Arker and Domain companies announced yesterday that they had signed a lease with the city Health and Hospitals Corp.(HHC) after three years of planning and after securing the financing necessary to convert the historic nurses residence on the campus of Sea View Hospital Rehabilitation Center and Home into 104 apartments for seniors with incomes ranging from $30,000 for an individual up to $102,000 for a couple.

The 94-year-old Spanish Mission-style dormitory housed nurses who cared for tuberculosis patients at Sea View in the early years of the last century. Its conversion is the first phase of senior housing planned for the city-owned Sea View campus in the wooded Greenbelt. Another developer plans to build more than 300 condominiums for seniors on an adjacent 15-acre site.

The proposed Park Lane apartments will include laundry and housekeeping services and at least one meal a day, said Matt Schwartz, a principal in Domain Companies. He said the project should be complete late next year.

“What’s unique about this project is the flexibility in terms of what we are providing,” said Schwartz. “It’s true independent living and people can really come here and create their own lifestyle.”

Schwartz said the rentals also are unique in that they will accommodate people with a broad mix of income. Typically, subsidized senior housing on the Island has been targeted to very-low-income seniors. A total of 51 apartments at Park Lane will be reserved for people with low to moderate incomes. Of that block of 51 units, studios will rent for $744 a month, one bedrooms, $797, and two-bedrooms, $957. Seniors who qualify for those apartments can’t make more than $30,000 as an individual or $34,000 a couple.
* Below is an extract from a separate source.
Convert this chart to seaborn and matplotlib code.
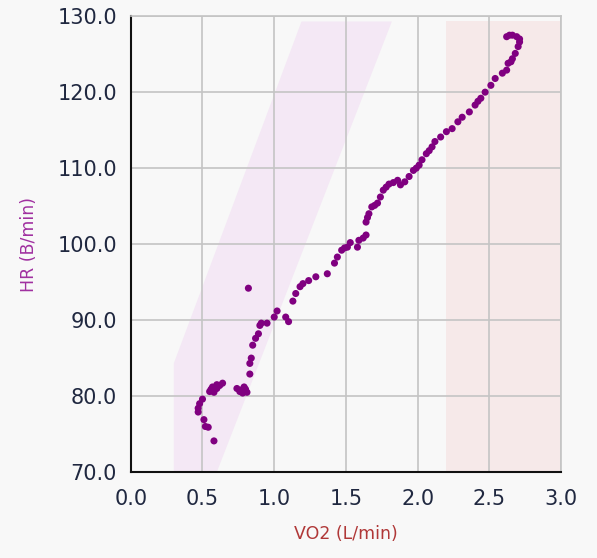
import matplotlib
matplotlib.use("Agg")
import matplotlib.pyplot as plt
import seaborn as sns
import pandas as pd

# VO2 (L/min) vs HR (B/min)
vo2 = [
    0.58, 0.54, 0.52, 0.51, 0.47, 0.47, 0.48, 0.50,
    0.55, 0.57, 0.58, 0.60, 0.62, 0.56, 0.60, 0.64,
    0.74, 0.76, 0.78, 0.80, 0.81, 0.79, 0.77,
    0.83, 0.83, 0.84, 0.85, 0.87, 0.89, 0.90, 0.91, 0.95,
    0.82,
    1.00, 1.02, 1.08, 1.10, 1.13, 1.15,
    1.18, 1.20, 1.24, 1.29, 1.37, 1.42, 1.44, 1.47, 1.49, 1.51, 1.53,
    1.58, 1.59, 1.62, 1.64, 1.64, 1.65, 1.66, 1.68, 1.70, 1.72, 1.74, 1.76, 1.78, 1.80,
    1.83, 1.86, 1.88, 1.91, 1.94, 1.97, 1.99, 2.01,
    2.03, 2.06, 2.08, 2.10, 2.12, 2.16, 2.20, 2.24, 2.28, 2.31, 2.36,
    2.40, 2.42, 2.44, 2.47, 2.51, 2.54, 2.59, 2.62, 2.63, 2.65, 2.66, 2.68,
    2.70, 2.71, 2.71, 2.69, 2.66, 2.64, 2.62,
]
hr = [
    74.1, 75.9, 76.0, 76.9, 77.9, 78.4, 79.0, 79.6,
    80.6, 81.2, 80.5, 81.0, 81.4, 80.9, 81.5, 81.7,
    81.0, 80.6, 80.4, 80.9, 80.5, 81.2, 80.8,
    82.9, 84.3, 85.0, 86.7, 87.6, 88.2, 89.3, 89.6, 89.6,
    94.2,
    90.4, 91.2, 90.4, 89.8, 92.5, 93.5,
    94.4, 94.8, 95.2, 95.7, 96.1, 97.5, 98.3, 99.2, 99.5, 99.6, 100.2,
    99.6, 100.5, 100.8, 101.2, 102.9, 103.5, 104.0, 104.9, 105.1, 105.4, 106.2, 107.1, 107.5, 107.9,
    108.1, 108.4, 107.8, 108.2, 108.9, 109.7, 110.0, 110.4,
    111.1, 111.9, 112.3, 112.8, 113.5, 114.1, 114.8, 115.2, 116.1, 116.7, 117.4,
    118.3, 118.8, 119.2, 120.0, 120.9, 121.8, 122.5, 122.9, 123.8, 124.0, 124.4, 125.1,
    126.0, 126.6, 127.0, 127.3, 127.5, 127.5, 127.3,
]

# shaded zones
zone1_x = [0.30, 0.30, 1.19, 1.82, 0.60]
zone1_y = [70.0, 84.3, 129.3, 129.3, 70.0]
zone2_x = [2.20, 3.00]
zone2_top = 129.4

df = pd.DataFrame({"VO2": vo2, "HR": hr})

bg = "#f8f8f8"
grid_col = "#c4c4c4"
sns.set_style("whitegrid", {"axes.facecolor": bg, "figure.facecolor": bg,
                            "grid.color": grid_col, "axes.edgecolor": grid_col})
plt.rcParams["font.family"] = ["DejaVu Sans"]

fig = plt.figure(figsize=(5.97, 5.58), dpi=100)
ax = fig.add_axes([0.219, 0.154, 0.721, 0.817])

ax.fill(zone1_x, zone1_y, color="#f4e8f5", lw=0, zorder=0)
ax.fill_between(zone2_x, 70, zone2_top, color="#f6e9e9", lw=0, zorder=0)

sns.scatterplot(data=df, x="VO2", y="HR", ax=ax, color="#800080",
                s=26, edgecolor="none", zorder=3)

ax.set_xlim(0, 3.0)
ax.set_ylim(70, 130)
ax.set_xticks([0, 0.5, 1.0, 1.5, 2.0, 2.5, 3.0])
ax.set_yticks([70, 80, 90, 100, 110, 120, 130])
ax.set_xticklabels([f"{v:.1f}" for v in ax.get_xticks()])
ax.set_yticklabels([f"{v:.1f}" for v in ax.get_yticks()])
ax.grid(True, color=grid_col, lw=1.2)
ax.set_axisbelow(True)

for side in ["left", "bottom"]:
    ax.spines[side].set_color("#111111")
    ax.spines[side].set_linewidth(1.5)
for side in ["top", "right"]:
    ax.spines[side].set_color(grid_col)
    ax.spines[side].set_linewidth(1.2)

ax.tick_params(axis="both", colors=grid_col, labelcolor="#202840",
               labelsize=15, length=4, width=1, direction="out")
ax.tick_params(axis="x", pad=8)
ax.tick_params(axis="y", pad=6)

ax.set_xlabel("VO2 (L/min)", color="#b03838", fontsize=12.5, labelpad=12)
ax.set_ylabel("HR (B/min)", color="#a030a0", fontsize=12.5, labelpad=14)

plt.savefig("out.png", dpi=100, facecolor=bg)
The remaining 52 apartments will be open to seniors with much higher incomes, including singles making no more than $89,000 a year and couples making up to $102,000. Rents for people within those income limits will range from $1,330 for a one-bedroom apartment to $1,590 for a two-bedroom.

Councilman James Oddo (R-Mid-Island/Brooklyn) said it was difficult to find additional funding to create market-rate housing for seniors at Park Lane.

“It’s easy to draw down subsidies when it’s (housing) for low-income people,” he said. “The rallying cry has been middle class, middle income, and the way I’ve always defined that is using my parents – city workers, city pension. What is being built for them? I wanted a portion of this project to be market-rate, so people like my parents could live there.”

Oddo, who contributed $2 million to the project, credited the Bloomberg administration with pledging another $6 million. He also praised Thomas Matteo, the former director of Sea View Hospital and now borough historian, for being the first to push a vision of senior housing at the campus.

Arker and Domain signed a 99-year lease with HHC for the land. Under the terms of the lease, the developer pays no rent for the first 18 years of the 99-year lease. After that, rents kick in and ramp up based on a formula for how the property is renting.

Thirty million dollars in funding for the project comes from a variety of sources, including tax credits, abatements, city dollars and loans. Bank of America provided a $5.2 million construction loan and Centerline Capital another $14.6 million though the sale of housing tax credits.